The most impressive magic act in The Movie has nothing to do with the CN Tower, the Lynchian characters inhabiting Dundas Square, or Johnson wandering into a press conference outside of Drake’s mansion. It’s the editing. I had the opportunity to ask Johnson and McCarrol during the after-screening Q&A the most pressing iteration of “how the fuck did they do that?” on my mind: what technical and VFX elements were used during the 2008 segment — specifically how did they manage to fake their interactions with their younger selves? When Johnson explained that no post-production VFX was used to achieve the illusion (read: ZERO digital de-aging) I thought he was pulling my leg. The true heroes of The Movie are editors Curt Lobb and Robert Upchurch, who combed through hundreds of hours of unused DV footage shot for the web series and seamlessly integrated it into the film for Johnson and McCarrol to write/act around.

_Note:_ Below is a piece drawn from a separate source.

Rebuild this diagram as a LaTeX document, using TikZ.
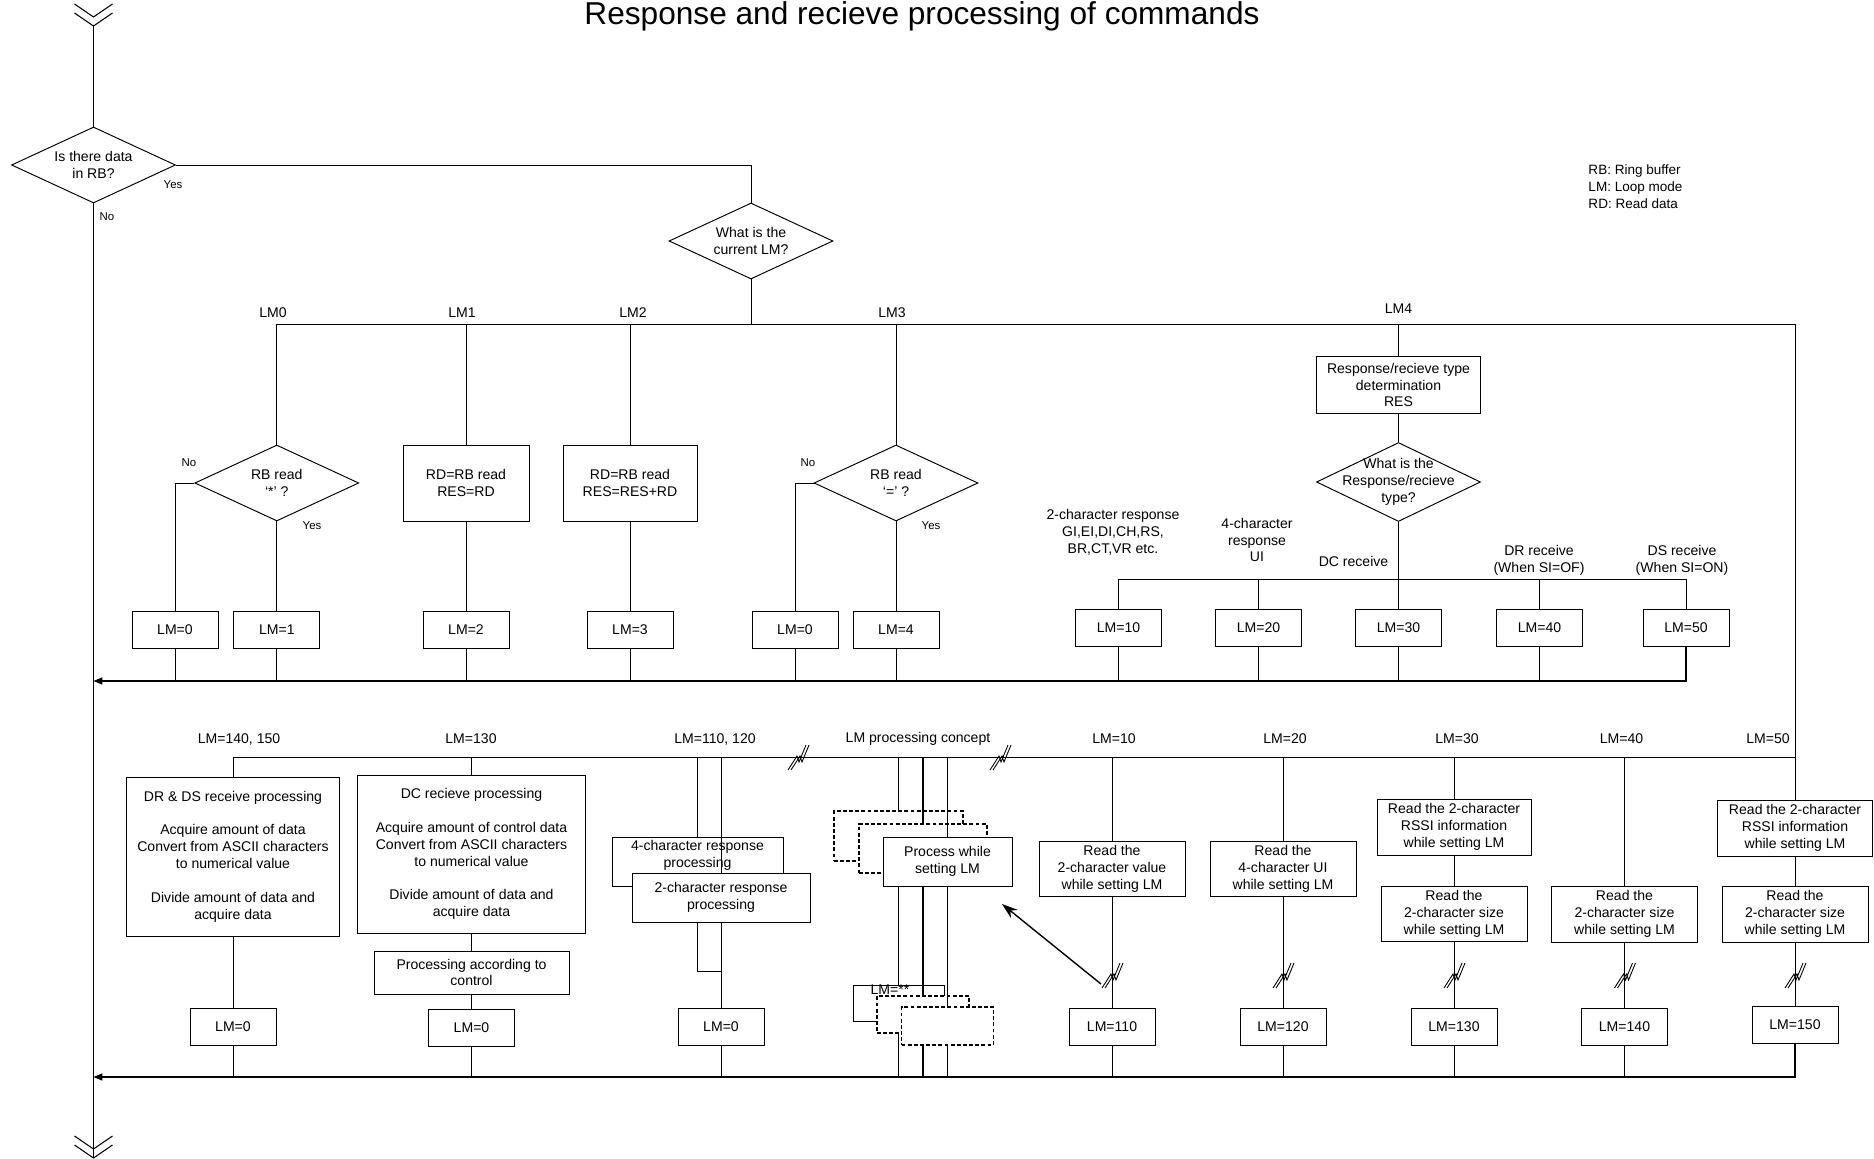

There’s a non-zero chance I’ll never get to see this movie again. NEON may be a distribution powerhouse with six Palmes d’Or and last year’s Best Picture winner in its catalog, but CEO Tom Quinn spent much of 2025 shopping the company around to potential buyers, including former Universal president and COO Ronald Meyer. Depending on how things shake out in an increasingly grim media landscape, where corporate monopolies and neo-vertical integration run rampant, that 2026 release date may go unfulfilled. But that would severely underestimate the tenacity Matt Johnson and Jay McCarrol have always possessed to get the unthinkable done. (They also have good lawyers.) Nothing — not copyright, not a lack of permits, not even the fabric of time — can get between two aging millennials turning their love of pan-and-scan VHS tapes into movie magic.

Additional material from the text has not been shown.